§ Task to complete
Output the records. Match them exactly.
--- Start of Data rows ---
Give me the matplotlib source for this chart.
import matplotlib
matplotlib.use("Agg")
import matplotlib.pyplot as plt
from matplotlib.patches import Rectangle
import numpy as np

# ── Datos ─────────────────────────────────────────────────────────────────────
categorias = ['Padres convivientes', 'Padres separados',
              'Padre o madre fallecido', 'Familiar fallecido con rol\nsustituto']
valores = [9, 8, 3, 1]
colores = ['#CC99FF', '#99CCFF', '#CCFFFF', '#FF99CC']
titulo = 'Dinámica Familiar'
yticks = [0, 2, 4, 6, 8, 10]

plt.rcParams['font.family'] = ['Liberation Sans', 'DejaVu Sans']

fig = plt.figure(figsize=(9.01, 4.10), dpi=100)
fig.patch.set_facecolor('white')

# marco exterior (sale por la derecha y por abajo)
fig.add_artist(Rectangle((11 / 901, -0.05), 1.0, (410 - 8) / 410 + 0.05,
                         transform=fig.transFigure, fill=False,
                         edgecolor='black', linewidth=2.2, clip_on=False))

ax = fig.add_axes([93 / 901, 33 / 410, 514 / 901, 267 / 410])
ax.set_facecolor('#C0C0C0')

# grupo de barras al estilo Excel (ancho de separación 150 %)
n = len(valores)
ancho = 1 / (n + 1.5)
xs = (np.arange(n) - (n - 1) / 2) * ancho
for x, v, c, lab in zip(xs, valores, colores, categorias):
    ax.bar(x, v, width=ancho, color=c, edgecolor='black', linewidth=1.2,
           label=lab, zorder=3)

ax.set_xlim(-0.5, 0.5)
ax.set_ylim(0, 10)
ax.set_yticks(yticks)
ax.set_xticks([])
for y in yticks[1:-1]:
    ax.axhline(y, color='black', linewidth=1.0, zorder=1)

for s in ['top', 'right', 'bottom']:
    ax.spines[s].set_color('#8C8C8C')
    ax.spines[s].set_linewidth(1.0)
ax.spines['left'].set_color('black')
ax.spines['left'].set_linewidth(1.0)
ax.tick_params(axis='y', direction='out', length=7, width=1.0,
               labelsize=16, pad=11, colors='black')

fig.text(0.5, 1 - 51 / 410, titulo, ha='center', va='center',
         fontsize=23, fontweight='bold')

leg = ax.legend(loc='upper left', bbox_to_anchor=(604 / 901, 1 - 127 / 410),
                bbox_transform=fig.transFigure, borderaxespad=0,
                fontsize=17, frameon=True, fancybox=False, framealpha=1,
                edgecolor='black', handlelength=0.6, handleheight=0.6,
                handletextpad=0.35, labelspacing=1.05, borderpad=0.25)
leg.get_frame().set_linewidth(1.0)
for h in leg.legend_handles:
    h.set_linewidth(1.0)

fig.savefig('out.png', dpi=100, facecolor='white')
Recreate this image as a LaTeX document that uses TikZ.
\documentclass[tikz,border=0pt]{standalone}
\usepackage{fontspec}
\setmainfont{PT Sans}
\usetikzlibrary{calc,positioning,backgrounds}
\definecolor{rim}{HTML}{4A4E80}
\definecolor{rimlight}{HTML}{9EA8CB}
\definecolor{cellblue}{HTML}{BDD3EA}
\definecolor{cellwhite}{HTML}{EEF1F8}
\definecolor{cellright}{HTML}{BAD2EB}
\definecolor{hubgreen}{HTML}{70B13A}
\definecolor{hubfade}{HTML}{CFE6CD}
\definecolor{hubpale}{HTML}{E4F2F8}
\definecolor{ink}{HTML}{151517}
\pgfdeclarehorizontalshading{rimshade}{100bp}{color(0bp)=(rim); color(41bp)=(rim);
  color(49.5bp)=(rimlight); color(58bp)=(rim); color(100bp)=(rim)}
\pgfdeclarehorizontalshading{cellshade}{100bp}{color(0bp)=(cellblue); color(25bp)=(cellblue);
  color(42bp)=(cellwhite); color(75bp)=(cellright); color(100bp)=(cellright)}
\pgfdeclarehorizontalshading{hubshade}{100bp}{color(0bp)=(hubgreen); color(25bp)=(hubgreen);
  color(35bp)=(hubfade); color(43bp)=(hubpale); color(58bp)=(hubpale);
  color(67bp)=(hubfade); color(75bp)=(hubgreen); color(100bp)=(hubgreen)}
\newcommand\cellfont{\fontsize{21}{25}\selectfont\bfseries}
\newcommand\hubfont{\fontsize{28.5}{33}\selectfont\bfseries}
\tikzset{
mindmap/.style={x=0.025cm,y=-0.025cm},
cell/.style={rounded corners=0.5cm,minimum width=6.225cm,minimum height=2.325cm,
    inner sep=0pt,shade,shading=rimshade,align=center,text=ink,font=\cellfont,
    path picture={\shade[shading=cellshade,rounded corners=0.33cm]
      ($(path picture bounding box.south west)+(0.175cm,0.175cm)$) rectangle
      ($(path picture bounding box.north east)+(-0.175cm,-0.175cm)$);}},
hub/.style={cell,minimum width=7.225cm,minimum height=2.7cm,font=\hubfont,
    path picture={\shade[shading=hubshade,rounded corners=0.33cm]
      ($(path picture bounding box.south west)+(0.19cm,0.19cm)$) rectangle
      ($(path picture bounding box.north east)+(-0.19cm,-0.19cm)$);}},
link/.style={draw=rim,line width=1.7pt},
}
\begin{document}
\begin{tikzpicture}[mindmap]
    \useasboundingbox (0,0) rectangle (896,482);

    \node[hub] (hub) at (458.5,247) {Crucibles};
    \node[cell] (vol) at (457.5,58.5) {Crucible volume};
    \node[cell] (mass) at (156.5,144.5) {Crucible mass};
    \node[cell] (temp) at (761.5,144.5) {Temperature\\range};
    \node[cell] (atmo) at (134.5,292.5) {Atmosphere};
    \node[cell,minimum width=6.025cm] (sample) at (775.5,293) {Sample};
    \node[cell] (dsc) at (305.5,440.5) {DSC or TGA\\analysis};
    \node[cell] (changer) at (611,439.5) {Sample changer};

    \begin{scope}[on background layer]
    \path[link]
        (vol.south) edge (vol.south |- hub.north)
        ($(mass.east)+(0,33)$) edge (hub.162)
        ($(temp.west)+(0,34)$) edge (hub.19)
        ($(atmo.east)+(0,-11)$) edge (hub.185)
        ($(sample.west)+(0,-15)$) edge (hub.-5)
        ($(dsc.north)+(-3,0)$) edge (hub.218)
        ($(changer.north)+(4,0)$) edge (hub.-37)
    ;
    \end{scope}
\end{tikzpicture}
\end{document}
--- End of Data rows ---
§ The result
Give me the matplotlib source for this chart.
import matplotlib
matplotlib.use("Agg")
import matplotlib.pyplot as plt
from matplotlib.patches import Rectangle
import numpy as np

# ── Datos ─────────────────────────────────────────────────────────────────────
categorias = ['Padres convivientes', 'Padres separados',
              'Padre o madre fallecido', 'Familiar fallecido con rol\nsustituto']
valores = [9, 8, 3, 1]
colores = ['#CC99FF', '#99CCFF', '#CCFFFF', '#FF99CC']
titulo = 'Dinámica Familiar'
yticks = [0, 2, 4, 6, 8, 10]

plt.rcParams['font.family'] = ['Liberation Sans', 'DejaVu Sans']

fig = plt.figure(figsize=(9.01, 4.10), dpi=100)
fig.patch.set_facecolor('white')

# marco exterior (sale por la derecha y por abajo)
fig.add_artist(Rectangle((11 / 901, -0.05), 1.0, (410 - 8) / 410 + 0.05,
                         transform=fig.transFigure, fill=False,
                         edgecolor='black', linewidth=2.2, clip_on=False))

ax = fig.add_axes([93 / 901, 33 / 410, 514 / 901, 267 / 410])
ax.set_facecolor('#C0C0C0')

# grupo de barras al estilo Excel (ancho de separación 150 %)
n = len(valores)
ancho = 1 / (n + 1.5)
xs = (np.arange(n) - (n - 1) / 2) * ancho
for x, v, c, lab in zip(xs, valores, colores, categorias):
    ax.bar(x, v, width=ancho, color=c, edgecolor='black', linewidth=1.2,
           label=lab, zorder=3)

ax.set_xlim(-0.5, 0.5)
ax.set_ylim(0, 10)
ax.set_yticks(yticks)
ax.set_xticks([])
for y in yticks[1:-1]:
    ax.axhline(y, color='black', linewidth=1.0, zorder=1)

for s in ['top', 'right', 'bottom']:
    ax.spines[s].set_color('#8C8C8C')
    ax.spines[s].set_linewidth(1.0)
ax.spines['left'].set_color('black')
ax.spines['left'].set_linewidth(1.0)
ax.tick_params(axis='y', direction='out', length=7, width=1.0,
               labelsize=16, pad=11, colors='black')

fig.text(0.5, 1 - 51 / 410, titulo, ha='center', va='center',
         fontsize=23, fontweight='bold')

leg = ax.legend(loc='upper left', bbox_to_anchor=(604 / 901, 1 - 127 / 410),
                bbox_transform=fig.transFigure, borderaxespad=0,
                fontsize=17, frameon=True, fancybox=False, framealpha=1,
                edgecolor='black', handlelength=0.6, handleheight=0.6,
                handletextpad=0.35, labelspacing=1.05, borderpad=0.25)
leg.get_frame().set_linewidth(1.0)
for h in leg.legend_handles:
    h.set_linewidth(1.0)

fig.savefig('out.png', dpi=100, facecolor='white')
Recreate this image as a LaTeX document that uses TikZ.
\documentclass[tikz,border=0pt]{standalone}
\usepackage{fontspec}
\setmainfont{PT Sans}
\usetikzlibrary{calc,positioning,backgrounds}
\definecolor{rim}{HTML}{4A4E80}
\definecolor{rimlight}{HTML}{9EA8CB}
\definecolor{cellblue}{HTML}{BDD3EA}
\definecolor{cellwhite}{HTML}{EEF1F8}
\definecolor{cellright}{HTML}{BAD2EB}
\definecolor{hubgreen}{HTML}{70B13A}
\definecolor{hubfade}{HTML}{CFE6CD}
\definecolor{hubpale}{HTML}{E4F2F8}
\definecolor{ink}{HTML}{151517}
\pgfdeclarehorizontalshading{rimshade}{100bp}{color(0bp)=(rim); color(41bp)=(rim);
  color(49.5bp)=(rimlight); color(58bp)=(rim); color(100bp)=(rim)}
\pgfdeclarehorizontalshading{cellshade}{100bp}{color(0bp)=(cellblue); color(25bp)=(cellblue);
  color(42bp)=(cellwhite); color(75bp)=(cellright); color(100bp)=(cellright)}
\pgfdeclarehorizontalshading{hubshade}{100bp}{color(0bp)=(hubgreen); color(25bp)=(hubgreen);
  color(35bp)=(hubfade); color(43bp)=(hubpale); color(58bp)=(hubpale);
  color(67bp)=(hubfade); color(75bp)=(hubgreen); color(100bp)=(hubgreen)}
\newcommand\cellfont{\fontsize{21}{25}\selectfont\bfseries}
\newcommand\hubfont{\fontsize{28.5}{33}\selectfont\bfseries}
\tikzset{
mindmap/.style={x=0.025cm,y=-0.025cm},
cell/.style={rounded corners=0.5cm,minimum width=6.225cm,minimum height=2.325cm,
    inner sep=0pt,shade,shading=rimshade,align=center,text=ink,font=\cellfont,
    path picture={\shade[shading=cellshade,rounded corners=0.33cm]
      ($(path picture bounding box.south west)+(0.175cm,0.175cm)$) rectangle
      ($(path picture bounding box.north east)+(-0.175cm,-0.175cm)$);}},
hub/.style={cell,minimum width=7.225cm,minimum height=2.7cm,font=\hubfont,
    path picture={\shade[shading=hubshade,rounded corners=0.33cm]
      ($(path picture bounding box.south west)+(0.19cm,0.19cm)$) rectangle
      ($(path picture bounding box.north east)+(-0.19cm,-0.19cm)$);}},
link/.style={draw=rim,line width=1.7pt},
}
\begin{document}
\begin{tikzpicture}[mindmap]
    \useasboundingbox (0,0) rectangle (896,482);

    \node[hub] (hub) at (458.5,247) {Crucibles};
    \node[cell] (vol) at (457.5,58.5) {Crucible volume};
    \node[cell] (mass) at (156.5,144.5) {Crucible mass};
    \node[cell] (temp) at (761.5,144.5) {Temperature\\range};
    \node[cell] (atmo) at (134.5,292.5) {Atmosphere};
    \node[cell,minimum width=6.025cm] (sample) at (775.5,293) {Sample};
    \node[cell] (dsc) at (305.5,440.5) {DSC or TGA\\analysis};
    \node[cell] (changer) at (611,439.5) {Sample changer};

    \begin{scope}[on background layer]
    \path[link]
        (vol.south) edge (vol.south |- hub.north)
        ($(mass.east)+(0,33)$) edge (hub.162)
        ($(temp.west)+(0,34)$) edge (hub.19)
        ($(atmo.east)+(0,-11)$) edge (hub.185)
        ($(sample.west)+(0,-15)$) edge (hub.-5)
        ($(dsc.north)+(-3,0)$) edge (hub.218)
        ($(changer.north)+(4,0)$) edge (hub.-37)
    ;
    \end{scope}
\end{tikzpicture}
\end{document}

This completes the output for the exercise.